Here’s an example of a simple test function:
// In file: math.go
package mymath
func Add(a, b int) int {
return a + b
}
// In file: math_test.go
package mymath
import "testing"
func TestAdd(t *testing.T) {
result := Add(2, 3)
expected := 5
if result != expected {
t.Errorf("Add(2, 3) = %d; expected %d", result, expected)
}
}Running Tests
To run tests in Go, use the go test command followed by the package name. Go will automatically discover and execute all test functions in the package.
$ go test mymathTesting Framework and Assertions
Go’s testing framework provides a set of helper functions, including t.Errorf, t.Fail, and t.FailNow, to assist in writing tests and generating test output. These functions are used within test functions to provide feedback about the test’s success or failure.
Table-Driven Tests
Table-driven tests are a powerful testing pattern in Go. They involve creating a data structure (usually a slice or a map) to define a set of input/output pairs for a specific function. The test function then iterates over the data structure, calling the function with each input and verifying the output.
// In file: math_test.go
package mymath
import "testing"
func TestAdd(t *testing.T) {
tests := []struct {
a, b, expected int
}{
{2, 3, 5},
{-1, 1, 0},
{0, 0, 0},
}
for _, test := range tests {
result := Add(test.a, test.b)
if result != test.expected {
t.Errorf("Add(%d, %d) = %d; expected %d", test.a, test.b, result, test.expected)
}
}
}
Benchmarking
In addition to writing tests, Go also supports benchmarking. Benchmark functions follow a similar naming convention as test functions: they start with Benchmark and then include the name of the function they are benchmarking.
Here’s an example of a simple benchmark function:
// In file: math_test.go
package mymath
import "testing"
func BenchmarkAdd(b *testing.B) {
for i := 0; i < b.N; i++ {
_ = Add(2, 3)
}
}Running Benchmarks
To run benchmarks in Go, use the go test command with the -bench flag followed by the package name.
$ go test -bench mymathHandling Errors in Tests
When writing tests in Go, it’s essential to consider error scenarios as well. Properly handling errors ensures that your code behaves gracefully when unexpected situations arise. Go provides the testing.T type’s Error, Fail, and Fatal methods to handle errors in tests.
Here’s an example of testing a function that returns an error:
// In file: fileutil.go
package myutil
import (
"os"
)
func OpenFile(filename string) (*os.File, error) {
file, err := os.Open(filename)
if err != nil {
return nil, err
}
return file, nil
}// In file: fileutil_test.go
package myutil
import "testing"
func TestOpenFile(t *testing.T) {
_, err := OpenFile("nonexistentfile.txt")
if err == nil {
t.Error("Expected error but got nil")
}
}
Subtests and Test Helper Functions
Go also allows you to create subtests and test helper functions to organize and modularize your test code. Subtests allow you to group related tests together, and test helper functions can be used to avoid code duplication and enhance test readability.
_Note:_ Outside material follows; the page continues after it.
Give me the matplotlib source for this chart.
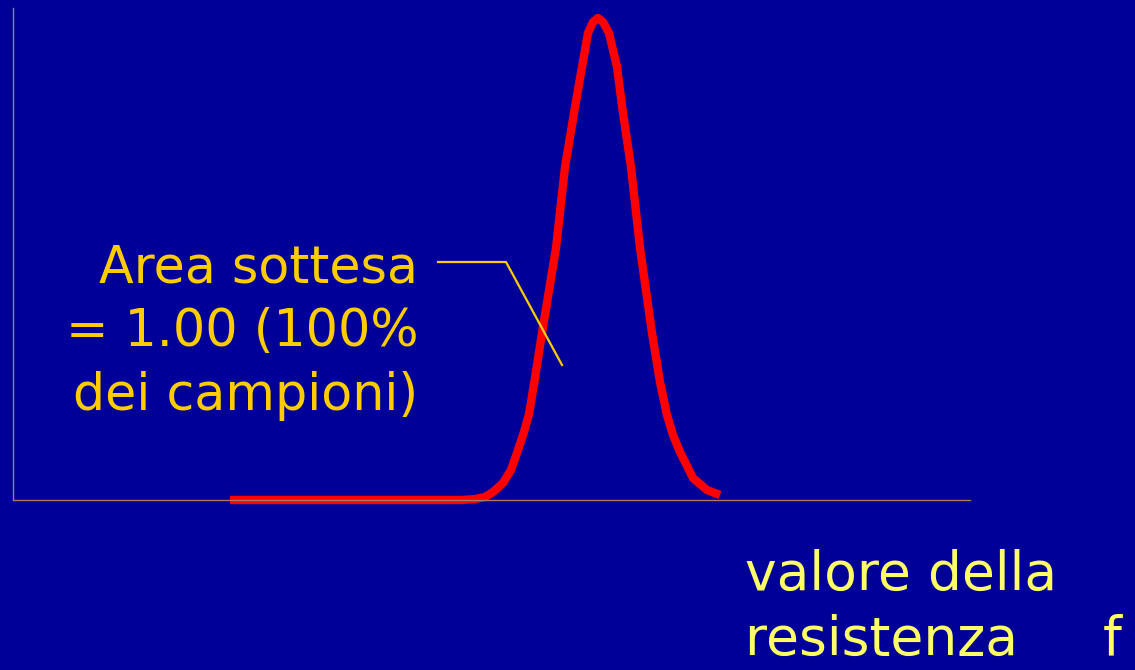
import numpy as np
import matplotlib.pyplot as plt

# curve (x: resistance, y: frequency, arbitrary units)
res_x = [230, 462, 475, 485, 493, 503, 511, 518, 524, 529, 535, 542, 556, 565, 574, 582,
         588, 593, 598, 603, 609, 617, 623, 631, 640, 652, 660, 667, 673, 680, 693, 707, 720]
freq_y = [0, 0, 1, 3, 8, 17, 30, 50, 68, 86, 122, 167, 252, 333, 387, 433,
          467, 478, 482, 478, 467, 433, 387, 333, 252, 167, 118, 85, 65, 48, 22, 10, 5]

label_area = "Area sottesa\n= 1.00 (100%\ndei campioni)"
label_x = "valore della\nresistenza     f"

bg = '#000099'
fig = plt.figure(figsize=(11.35, 6.7), dpi=100, facecolor=bg)
ax = fig.add_axes([13/1135, 170/670, 957/1135, 492/670], facecolor=bg)

ax.plot(res_x, freq_y, color='#ff0000', linewidth=6, solid_capstyle='butt',
        solid_joinstyle='round', clip_on=False)

# leader line for the label
ax.plot([438, 506, 562], [238, 238, 135], color='#ffcc00', linewidth=1.6)
ax.text(418, 256, label_area, color='#ffcc00', fontsize=36.5, ha='right',
        va='top', multialignment='right', linespacing=1.34,
        family='DejaVu Sans')

ax.set_xlim(13, 970)
ax.set_ylim(0, 492)
for s in ['top', 'right']:
    ax.spines[s].set_visible(False)
for s in ['left', 'bottom']:
    ax.spines[s].set_color('#a87868')
    ax.spines[s].set_linewidth(1)
ax.set_xticks([])
ax.set_yticks([])

fig.text(745/1135, 1 - 549/670, label_x, color='#ffff66', fontsize=38.5,
         ha='left', va='top', linespacing=1.31, family='DejaVu Sans')

plt.savefig('out.png', dpi=100, facecolor=bg)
Here’s an example of using subtests and test helper functions:
// In file: math_test.go
package mymath
import "testing"
func TestAdd(t *testing.T) {
tests := []struct {
a, b, expected int
}{
{2, 3, 5},
{-1, 1, 0},
{0, 0, 0},
}
for _, test := range tests {
t.Run(fmt.Sprintf("%d+%d", test.a, test.b), func(t *testing.T) {
result := Add(test.a, test.b)
if result != test.expected {
t.Errorf("Add(%d, %d) = %d; expected %d", test.a, test.b, result, test.expected)
}
})
}
}Test Coverage
Test coverage is a metric that indicates how much of your code is covered by tests. It helps identify untested code paths and potential vulnerabilities. To get test coverage, use the -cover flag with the go test command:
$ go test -cover mymathContinuous Integration and Testing
Integrating your test suite into a Continuous Integration (CI) pipeline is crucial for maintaining code quality and catching issues early in the development process. Popular CI tools like Jenkins, CircleCI, and GitHub Actions can automatically run your tests whenever you push changes to your repository.
Conclusion
Writing tests in Go is not only simple but also a critical practice to ensure your code’s correctness and reliability. By organizing tests into separate test files, creating test functions with meaningful names, and using table-driven tests, you can efficiently write thorough and maintainable test suites. Additionally, benchmarking allows you to identify performance bottlenecks and optimize critical parts of your code.
Remember that writing tests is an ongoing process as your code evolves. Regularly run your tests and maintain high test coverage to keep your Go projects robust and bug-free. Embrace the testing culture, and you’ll find that it leads to cleaner, more reliable, and better-performing code. Happy testing!